━━━ Dataset section ━━━

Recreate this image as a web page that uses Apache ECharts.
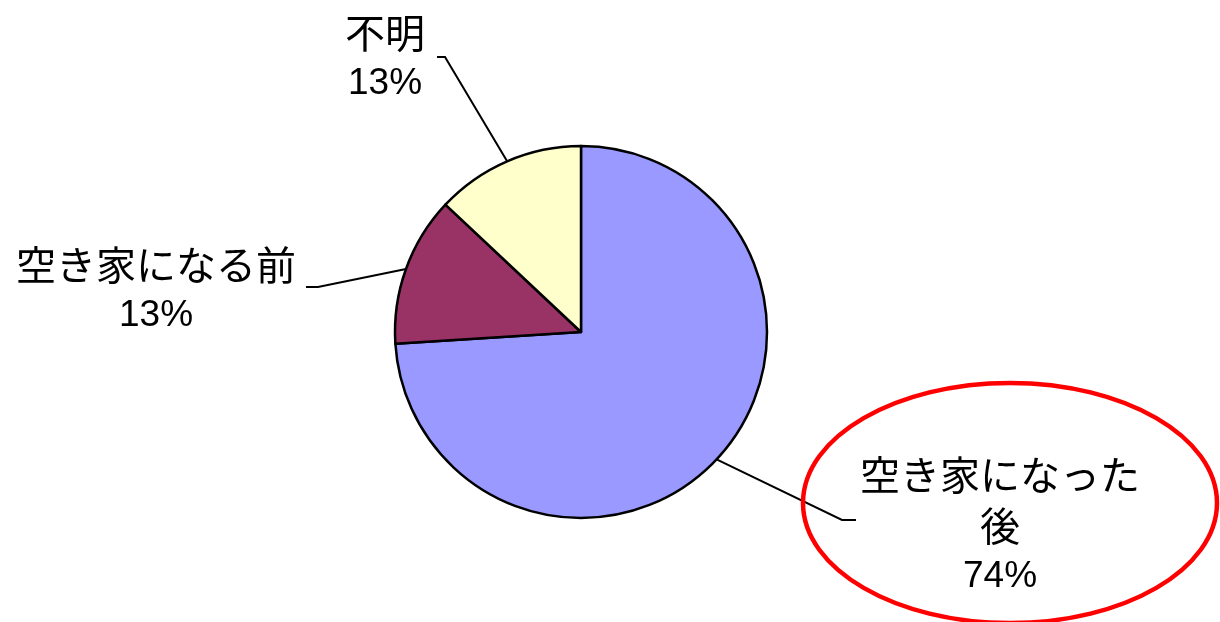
<!DOCTYPE html>
<html>
<head>
<meta charset="utf-8">
<script src="https://cdn.jsdelivr.net/npm/echarts@6/dist/echarts.min.js"></script>
<style>
  html, body { margin: 0; padding: 0; background: #fff; }
  #chart { width: 1220px; height: 622px; }
</style>
</head>
<body>
<div id="chart"></div>
<script>
// 空き家になった時期
let nameData = ['空き家になった\n後', '空き家になる前', '不明']
let valueData = [74, 13, 13]
let colorData = ['#9999FF', '#993366', '#FFFFCC']

// label placement (center of text block, elbow of leader line, end of leader line)
let labelPos = [
  { x: 1000, y: 526, elbow: [842, 520], end: [856, 520] },
  { x: 156, y: 290, elbow: [318, 287], end: [306, 287] },
  { x: 385, y: 58, elbow: [445, 57], end: [437, 57] }
]

let seriesData = []
nameData.forEach((val, index) => {
  seriesData.push({
    name: val,
    value: valueData[index],
    itemStyle: { color: colorData[index] }
  })
})

let Chart = echarts.init(document.getElementById('chart'))
Chart.setOption({
  backgroundColor: '#fff',
  animation: false,
  series: [{
    type: 'pie',
    center: [581, 332],
    radius: 186,
    startAngle: 90,
    clockwise: true,
    data: seriesData,
    itemStyle: {
      borderColor: '#000',
      borderWidth: 2.5
    },
    label: {
      show: true,
      position: 'outside',
      formatter: '{n|{b}}\n{p|{d}%}',
      align: 'center',
      rich: {
        n: {
          fontFamily: '"Noto Sans CJK JP", sans-serif',
          fontSize: 40,
          lineHeight: 51,
          color: '#000',
          align: 'center'
        },
        p: {
          fontFamily: '"Liberation Sans", Arial, sans-serif',
          fontSize: 37,
          lineHeight: 51,
          color: '#000',
          align: 'center'
        }
      }
    },
    labelLine: {
      show: true,
      lineStyle: { color: '#000', width: 2 }
    },
    labelLayout: function (params) {
      let p = labelPos[params.dataIndex]
      let start = params.labelLinePoints ? params.labelLinePoints[0] : p.elbow
      return {
        x: p.x,
        y: p.y,
        align: 'center',
        verticalAlign: 'middle',
        labelLinePoints: [start, p.elbow, p.end]
      }
    }
  }],
  graphic: [{
    type: 'ellipse',
    shape: { cx: 1010, cy: 503, rx: 207, ry: 120 },
    style: { fill: 'none', stroke: '#FF0000', lineWidth: 4.5 },
    z: 10
  }]
})
</script>
</body>
</html>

━━━

Omit the pictures and give the material again, exactly and in full.

Result for this task
Recreate this image as a web page that uses Apache ECharts.
<!DOCTYPE html>
<html>
<head>
<meta charset="utf-8">
<script src="https://cdn.jsdelivr.net/npm/echarts@6/dist/echarts.min.js"></script>
<style>
  html, body { margin: 0; padding: 0; background: #fff; }
  #chart { width: 1220px; height: 622px; }
</style>
</head>
<body>
<div id="chart"></div>
<script>
// 空き家になった時期
let nameData = ['空き家になった\n後', '空き家になる前', '不明']
let valueData = [74, 13, 13]
let colorData = ['#9999FF', '#993366', '#FFFFCC']

// label placement (center of text block, elbow of leader line, end of leader line)
let labelPos = [
  { x: 1000, y: 526, elbow: [842, 520], end: [856, 520] },
  { x: 156, y: 290, elbow: [318, 287], end: [306, 287] },
  { x: 385, y: 58, elbow: [445, 57], end: [437, 57] }
]

let seriesData = []
nameData.forEach((val, index) => {
  seriesData.push({
    name: val,
    value: valueData[index],
    itemStyle: { color: colorData[index] }
  })
})

let Chart = echarts.init(document.getElementById('chart'))
Chart.setOption({
  backgroundColor: '#fff',
  animation: false,
  series: [{
    type: 'pie',
    center: [581, 332],
    radius: 186,
    startAngle: 90,
    clockwise: true,
    data: seriesData,
    itemStyle: {
      borderColor: '#000',
      borderWidth: 2.5
    },
    label: {
      show: true,
      position: 'outside',
      formatter: '{n|{b}}\n{p|{d}%}',
      align: 'center',
      rich: {
        n: {
          fontFamily: '"Noto Sans CJK JP", sans-serif',
          fontSize: 40,
          lineHeight: 51,
          color: '#000',
          align: 'center'
        },
        p: {
          fontFamily: '"Liberation Sans", Arial, sans-serif',
          fontSize: 37,
          lineHeight: 51,
          color: '#000',
          align: 'center'
        }
      }
    },
    labelLine: {
      show: true,
      lineStyle: { color: '#000', width: 2 }
    },
    labelLayout: function (params) {
      let p = labelPos[params.dataIndex]
      let start = params.labelLinePoints ? params.labelLinePoints[0] : p.elbow
      return {
        x: p.x,
        y: p.y,
        align: 'center',
        verticalAlign: 'middle',
        labelLinePoints: [start, p.elbow, p.end]
      }
    }
  }],
  graphic: [{
    type: 'ellipse',
    shape: { cx: 1010, cy: 503, rx: 207, ry: 120 },
    style: { fill: 'none', stroke: '#FF0000', lineWidth: 4.5 },
    z: 10
  }]
})
</script>
</body>
</html>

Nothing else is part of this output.